Sepia-toned images from 1929 burn like stubble on an autumn morning against requiem violins. A man stands among giant, rusting machines; he carefully sharpens his razor. A well groomed wife takes a seat in the next room, her face tranquil and poised. The man stands behind her, taking her face in his hand, he parts the lids around her right eye. He takes the sharpened razor and holds it at her eye level. In one clean move he slices through the eyeball. Un chien andalou - an Andalusian dog.
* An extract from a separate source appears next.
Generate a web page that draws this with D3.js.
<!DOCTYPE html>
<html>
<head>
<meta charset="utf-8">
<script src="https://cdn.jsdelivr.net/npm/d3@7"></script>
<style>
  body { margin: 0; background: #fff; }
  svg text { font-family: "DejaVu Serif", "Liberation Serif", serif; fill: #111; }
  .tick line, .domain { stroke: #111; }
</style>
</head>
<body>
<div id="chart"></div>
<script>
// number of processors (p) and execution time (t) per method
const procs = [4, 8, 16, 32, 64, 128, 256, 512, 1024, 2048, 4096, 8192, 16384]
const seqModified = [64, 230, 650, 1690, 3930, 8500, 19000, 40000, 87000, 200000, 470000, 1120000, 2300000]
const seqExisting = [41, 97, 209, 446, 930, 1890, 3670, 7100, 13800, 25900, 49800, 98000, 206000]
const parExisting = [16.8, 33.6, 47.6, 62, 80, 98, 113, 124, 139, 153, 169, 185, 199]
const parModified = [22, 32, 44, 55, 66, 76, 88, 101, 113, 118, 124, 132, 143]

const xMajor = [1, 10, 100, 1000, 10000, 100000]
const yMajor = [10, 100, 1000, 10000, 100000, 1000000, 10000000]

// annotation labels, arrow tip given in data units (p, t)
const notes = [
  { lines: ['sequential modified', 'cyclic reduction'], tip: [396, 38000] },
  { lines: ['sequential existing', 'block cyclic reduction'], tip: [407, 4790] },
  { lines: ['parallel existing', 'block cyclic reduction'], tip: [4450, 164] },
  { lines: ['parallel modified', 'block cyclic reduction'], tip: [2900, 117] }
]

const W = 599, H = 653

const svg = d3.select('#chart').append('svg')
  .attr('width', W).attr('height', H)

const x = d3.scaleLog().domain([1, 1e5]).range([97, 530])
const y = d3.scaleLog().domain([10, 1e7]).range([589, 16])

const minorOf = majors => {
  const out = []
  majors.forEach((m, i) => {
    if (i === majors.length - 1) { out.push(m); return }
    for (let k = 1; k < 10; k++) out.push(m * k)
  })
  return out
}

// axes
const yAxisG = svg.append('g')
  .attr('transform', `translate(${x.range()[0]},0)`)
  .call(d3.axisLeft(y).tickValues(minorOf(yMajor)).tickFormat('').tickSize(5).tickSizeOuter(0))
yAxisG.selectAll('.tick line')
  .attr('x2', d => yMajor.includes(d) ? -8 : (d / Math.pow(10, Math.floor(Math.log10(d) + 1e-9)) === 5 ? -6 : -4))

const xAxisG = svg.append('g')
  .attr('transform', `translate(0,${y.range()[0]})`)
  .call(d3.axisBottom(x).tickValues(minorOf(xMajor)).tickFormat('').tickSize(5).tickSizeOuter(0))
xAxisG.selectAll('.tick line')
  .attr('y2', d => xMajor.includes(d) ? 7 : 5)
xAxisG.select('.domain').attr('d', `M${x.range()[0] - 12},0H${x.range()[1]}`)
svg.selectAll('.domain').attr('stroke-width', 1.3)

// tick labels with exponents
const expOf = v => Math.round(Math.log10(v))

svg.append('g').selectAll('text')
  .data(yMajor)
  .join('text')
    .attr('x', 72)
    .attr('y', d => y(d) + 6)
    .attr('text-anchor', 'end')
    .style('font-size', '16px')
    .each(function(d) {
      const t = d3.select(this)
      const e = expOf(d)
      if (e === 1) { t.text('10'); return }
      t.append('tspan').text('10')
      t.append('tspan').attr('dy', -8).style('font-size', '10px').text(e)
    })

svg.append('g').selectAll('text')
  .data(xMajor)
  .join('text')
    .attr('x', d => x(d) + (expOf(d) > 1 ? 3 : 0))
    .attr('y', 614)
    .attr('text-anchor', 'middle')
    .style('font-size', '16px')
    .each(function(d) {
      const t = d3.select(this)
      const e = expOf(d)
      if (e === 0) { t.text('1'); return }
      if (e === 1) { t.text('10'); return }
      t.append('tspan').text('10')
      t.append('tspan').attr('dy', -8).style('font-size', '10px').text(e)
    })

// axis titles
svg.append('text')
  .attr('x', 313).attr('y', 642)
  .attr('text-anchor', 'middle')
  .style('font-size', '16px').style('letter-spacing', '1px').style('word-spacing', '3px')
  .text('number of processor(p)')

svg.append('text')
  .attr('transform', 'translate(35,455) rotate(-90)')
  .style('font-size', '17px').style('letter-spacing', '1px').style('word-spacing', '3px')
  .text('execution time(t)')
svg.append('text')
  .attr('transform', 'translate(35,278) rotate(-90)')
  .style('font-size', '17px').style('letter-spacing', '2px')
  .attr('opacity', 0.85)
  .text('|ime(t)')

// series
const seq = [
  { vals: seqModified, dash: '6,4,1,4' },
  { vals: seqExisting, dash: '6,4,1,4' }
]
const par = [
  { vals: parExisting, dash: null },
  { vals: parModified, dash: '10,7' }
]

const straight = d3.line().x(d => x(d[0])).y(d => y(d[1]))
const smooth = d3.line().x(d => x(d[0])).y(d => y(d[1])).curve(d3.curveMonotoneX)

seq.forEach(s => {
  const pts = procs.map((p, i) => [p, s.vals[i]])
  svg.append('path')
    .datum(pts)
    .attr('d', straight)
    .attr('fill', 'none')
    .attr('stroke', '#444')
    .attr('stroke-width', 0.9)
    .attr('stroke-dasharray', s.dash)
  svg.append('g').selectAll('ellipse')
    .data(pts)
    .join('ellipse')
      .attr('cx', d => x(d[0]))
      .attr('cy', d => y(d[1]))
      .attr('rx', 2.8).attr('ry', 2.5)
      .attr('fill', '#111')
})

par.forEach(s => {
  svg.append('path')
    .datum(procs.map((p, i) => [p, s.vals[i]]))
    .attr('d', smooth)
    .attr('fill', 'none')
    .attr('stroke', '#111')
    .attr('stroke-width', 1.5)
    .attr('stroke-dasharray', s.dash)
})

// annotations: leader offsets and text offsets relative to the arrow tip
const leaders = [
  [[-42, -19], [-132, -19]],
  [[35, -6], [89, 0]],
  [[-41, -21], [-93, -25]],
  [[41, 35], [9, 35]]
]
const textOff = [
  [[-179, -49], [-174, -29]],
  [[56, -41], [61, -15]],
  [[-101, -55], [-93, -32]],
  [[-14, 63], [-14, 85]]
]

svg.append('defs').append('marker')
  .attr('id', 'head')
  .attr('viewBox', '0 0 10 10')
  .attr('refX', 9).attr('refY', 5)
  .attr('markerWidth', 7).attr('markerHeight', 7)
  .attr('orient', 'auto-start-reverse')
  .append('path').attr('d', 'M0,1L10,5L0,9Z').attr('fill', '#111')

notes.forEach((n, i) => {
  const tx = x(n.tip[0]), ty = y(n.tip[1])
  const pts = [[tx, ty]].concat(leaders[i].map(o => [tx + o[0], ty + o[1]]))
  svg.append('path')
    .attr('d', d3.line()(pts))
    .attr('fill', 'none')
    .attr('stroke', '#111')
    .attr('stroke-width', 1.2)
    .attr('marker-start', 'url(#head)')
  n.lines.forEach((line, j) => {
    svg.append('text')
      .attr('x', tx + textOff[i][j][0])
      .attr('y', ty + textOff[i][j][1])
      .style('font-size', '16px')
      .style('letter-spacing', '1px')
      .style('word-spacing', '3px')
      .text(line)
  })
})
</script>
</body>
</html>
"Do The Manta Ray!" cries Black Francis from the centre of the stage to rapturous applause. The Pixies open with four b-sides all culled from their 1989 album Doolittle before playing the album in full and in order. Black Francis sounds better than he ever did on lead vocals as he hollers, yells, barks and screams his lyrics, one minute soothing, the next shattering. Kim Deal wears a huge grin throughout, her brief words to the audience forming the only banter from the band to the crowd, her surprisingly intricate base lines providing the melody to Black Francis's sparse chords. Joey Santiago plays a mean lead guitar, occasionally grinning, looking cool and like he hasn't aged a day since the band first split in 1991. David Lovering, drummer and magician, keeps the band together with solid yet unlikely rhythms that change fluidly with Black Francis's eccentric song structures.

The Pixies Live

To be performed on a large stage. Deal plays bass, Francis plays lead vocals and guitar, Santiago plays lead guitar and Lovering drums. Behind the band a large screen projects images that correspond with each song.

Darkness. Following a screening of Un Chien Andalou, the band take to the stage.

Dancing The Manta Ray.

B sides.

Weird At My School, Bailey’s Walk, Manta Ray.
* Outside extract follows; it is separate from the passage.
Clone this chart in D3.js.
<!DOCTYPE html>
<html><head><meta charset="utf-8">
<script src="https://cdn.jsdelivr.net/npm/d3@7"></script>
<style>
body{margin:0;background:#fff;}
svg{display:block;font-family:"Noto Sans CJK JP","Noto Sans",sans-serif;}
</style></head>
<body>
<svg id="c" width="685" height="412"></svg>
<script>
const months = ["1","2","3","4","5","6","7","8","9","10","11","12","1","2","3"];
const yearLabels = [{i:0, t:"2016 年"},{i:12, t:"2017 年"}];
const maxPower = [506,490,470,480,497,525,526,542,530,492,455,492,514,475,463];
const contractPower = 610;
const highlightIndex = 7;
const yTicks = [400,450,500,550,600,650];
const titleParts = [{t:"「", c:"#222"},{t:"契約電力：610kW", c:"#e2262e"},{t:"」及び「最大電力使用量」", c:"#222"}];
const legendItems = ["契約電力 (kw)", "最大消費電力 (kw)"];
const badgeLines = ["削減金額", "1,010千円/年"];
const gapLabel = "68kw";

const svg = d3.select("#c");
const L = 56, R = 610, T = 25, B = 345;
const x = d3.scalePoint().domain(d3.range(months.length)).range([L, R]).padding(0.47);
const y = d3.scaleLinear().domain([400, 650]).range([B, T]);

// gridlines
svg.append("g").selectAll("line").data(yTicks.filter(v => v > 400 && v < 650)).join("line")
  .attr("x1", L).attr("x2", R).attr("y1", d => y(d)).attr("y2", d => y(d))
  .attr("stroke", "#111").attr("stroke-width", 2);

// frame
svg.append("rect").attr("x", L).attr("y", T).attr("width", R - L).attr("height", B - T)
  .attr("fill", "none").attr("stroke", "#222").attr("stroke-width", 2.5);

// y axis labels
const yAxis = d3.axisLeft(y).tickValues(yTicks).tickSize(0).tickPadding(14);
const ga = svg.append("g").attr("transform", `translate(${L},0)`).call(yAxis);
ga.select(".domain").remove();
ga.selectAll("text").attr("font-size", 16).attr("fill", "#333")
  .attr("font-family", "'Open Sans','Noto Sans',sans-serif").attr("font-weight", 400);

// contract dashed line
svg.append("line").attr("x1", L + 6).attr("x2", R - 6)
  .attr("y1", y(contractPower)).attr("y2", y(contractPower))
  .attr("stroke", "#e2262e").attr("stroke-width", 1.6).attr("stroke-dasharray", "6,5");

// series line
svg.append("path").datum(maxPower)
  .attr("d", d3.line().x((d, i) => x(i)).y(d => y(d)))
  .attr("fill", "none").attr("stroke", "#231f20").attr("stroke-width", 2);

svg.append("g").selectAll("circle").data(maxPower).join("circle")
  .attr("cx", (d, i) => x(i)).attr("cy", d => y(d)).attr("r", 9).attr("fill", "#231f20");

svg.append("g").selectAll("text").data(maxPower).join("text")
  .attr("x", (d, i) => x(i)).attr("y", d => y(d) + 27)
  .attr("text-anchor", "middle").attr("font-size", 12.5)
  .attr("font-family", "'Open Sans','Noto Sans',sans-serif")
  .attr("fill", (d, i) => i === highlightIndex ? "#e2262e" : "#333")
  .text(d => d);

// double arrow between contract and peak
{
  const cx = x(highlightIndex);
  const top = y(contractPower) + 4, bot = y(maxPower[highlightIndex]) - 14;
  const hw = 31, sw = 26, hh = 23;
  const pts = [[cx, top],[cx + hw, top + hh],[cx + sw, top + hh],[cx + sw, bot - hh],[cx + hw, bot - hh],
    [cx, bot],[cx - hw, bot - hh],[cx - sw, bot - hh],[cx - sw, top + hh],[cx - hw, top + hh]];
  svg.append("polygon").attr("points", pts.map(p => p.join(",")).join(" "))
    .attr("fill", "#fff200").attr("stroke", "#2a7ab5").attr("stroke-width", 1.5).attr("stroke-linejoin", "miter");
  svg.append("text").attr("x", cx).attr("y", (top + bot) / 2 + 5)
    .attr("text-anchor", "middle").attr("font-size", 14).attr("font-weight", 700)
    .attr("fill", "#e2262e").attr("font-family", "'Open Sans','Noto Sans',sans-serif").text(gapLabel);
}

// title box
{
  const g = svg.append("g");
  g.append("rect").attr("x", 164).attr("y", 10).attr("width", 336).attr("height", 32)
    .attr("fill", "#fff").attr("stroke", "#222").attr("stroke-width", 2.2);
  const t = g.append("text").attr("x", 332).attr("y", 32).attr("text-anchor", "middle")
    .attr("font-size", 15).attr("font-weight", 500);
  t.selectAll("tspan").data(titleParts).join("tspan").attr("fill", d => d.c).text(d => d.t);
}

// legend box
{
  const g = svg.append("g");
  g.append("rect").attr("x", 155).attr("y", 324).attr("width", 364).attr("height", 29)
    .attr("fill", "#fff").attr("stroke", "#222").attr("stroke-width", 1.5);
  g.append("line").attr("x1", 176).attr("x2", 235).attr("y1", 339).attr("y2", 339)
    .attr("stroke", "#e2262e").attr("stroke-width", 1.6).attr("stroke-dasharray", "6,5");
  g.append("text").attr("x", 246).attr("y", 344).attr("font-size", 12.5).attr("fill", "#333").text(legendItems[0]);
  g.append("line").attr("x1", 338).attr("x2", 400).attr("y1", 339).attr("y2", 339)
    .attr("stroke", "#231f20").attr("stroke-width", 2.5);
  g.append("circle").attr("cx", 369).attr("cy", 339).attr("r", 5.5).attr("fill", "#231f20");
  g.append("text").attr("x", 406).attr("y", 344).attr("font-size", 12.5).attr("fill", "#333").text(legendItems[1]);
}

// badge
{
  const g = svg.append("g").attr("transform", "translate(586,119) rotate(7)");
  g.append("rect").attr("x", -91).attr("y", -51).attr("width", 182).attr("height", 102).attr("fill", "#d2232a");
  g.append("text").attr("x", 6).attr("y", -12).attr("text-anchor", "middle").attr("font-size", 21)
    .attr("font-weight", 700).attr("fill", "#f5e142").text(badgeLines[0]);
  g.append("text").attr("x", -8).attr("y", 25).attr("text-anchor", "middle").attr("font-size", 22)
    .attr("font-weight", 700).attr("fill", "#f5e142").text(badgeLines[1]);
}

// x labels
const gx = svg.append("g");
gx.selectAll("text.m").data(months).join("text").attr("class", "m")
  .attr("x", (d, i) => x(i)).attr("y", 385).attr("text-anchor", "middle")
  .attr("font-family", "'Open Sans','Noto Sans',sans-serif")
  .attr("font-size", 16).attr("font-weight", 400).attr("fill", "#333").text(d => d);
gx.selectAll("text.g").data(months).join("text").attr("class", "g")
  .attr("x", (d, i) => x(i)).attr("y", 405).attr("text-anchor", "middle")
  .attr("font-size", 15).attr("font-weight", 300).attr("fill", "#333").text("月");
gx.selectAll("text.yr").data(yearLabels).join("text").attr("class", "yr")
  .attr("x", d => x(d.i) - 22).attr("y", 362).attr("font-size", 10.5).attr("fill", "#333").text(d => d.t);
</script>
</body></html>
The screen behind the band bursts into life, displaying the word Doolittle in huge flashing letters.

Debaser, Tame.

It’s started.

Wave Of Mutilation, I Bleed.

Is it a surprise to you what’s coming next? I mean, do you guys already know it or do you have it on shuffle? It’s a surprise to me! I know, but it’s a surprise!

Here Come’s Your Man, Dead, Monkey Gone To Heaven.
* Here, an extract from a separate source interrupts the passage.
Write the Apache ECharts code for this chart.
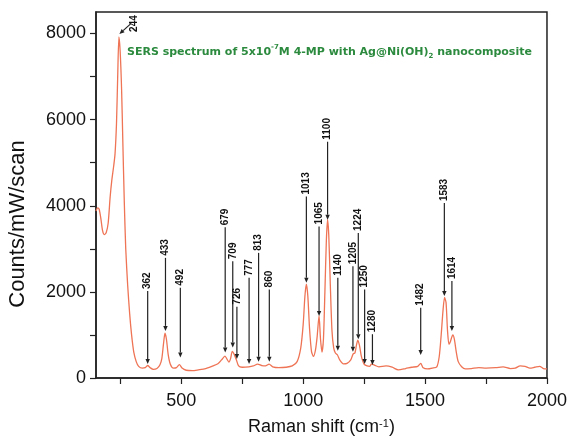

Okay, so we’re either at the end of side one or the beginning of side two.

Mr. Grieves, Crankity Jones.

The dulcet tones of Mr. David Lovering.

And Joe!!!

La, La, Love You.

Ok, so we’re defiantly on side two now, definitely on side two.

No. 13 Baby, There Goes My Gun, Hey, Silver, Gouge Away.

That’s it, its over! Yeah, its over, records over!

Pixies leave the stage. Rapturous applause. After a suitable pause the band return to the stage.

More b-sides.

Wave of Mutilation (UK Surf), Into The White.

During the song Into The White the band are almost entirely lost in clouds of white dry ice.

The band leaves the stage for a second time. More rapturous applause. The band returns. The house lights are brought up and the band looks out over their adoring audience and grin. The house lights are left up for their final two songs.

New record!

Caribou, Gigantic.

After the last song, performed with the house lights up and nothing on the giant screens behind them, the band put down their instruments and walk back and forth along the edge of the stage, smiling, waving, triumphant but humble. They just look like ordinary people doing extraordinary things, stripped of all rock n roll pretension; they seem almost surprised at the adoring crowd that came to see them play.

So, how many songs did The Pixies play? They played 25 songs. And what did they play? They played the album Doolittle in its entirety, all its b-sides, plus Caribou from Come On Pilgrim and Gigantic from Surfa Rosa, their first single. And why have you found it so hard to write this review? Because frankly The Pixies were everything I could have hoped for, seeing them live was a dream come true. I was there, on the front row, leaning on the bars, and they were just fantastic. They sounded phenomenal! Did they sound like they do on their records? Yes, they did, exactly like they sound on their records only better, only louder. Not because they perform live exactly what is on the record but because they put on record exactly what they perform live. And to see them live was to see their whole vision come together. In short, to see them live was to have a teenage dream of mine come true. Did they plan any new material? No, but that’s just not the point. This was a reunion gig, a chance to see a band you never thought you’d ever get to see, to see them play like its still 1989. And it’s just difficult to some up in words just how good they were or how much the whole experience meant to me. This was a celebration of The Pixies' music and that’s exactly how it felt. Dude, it was awesome!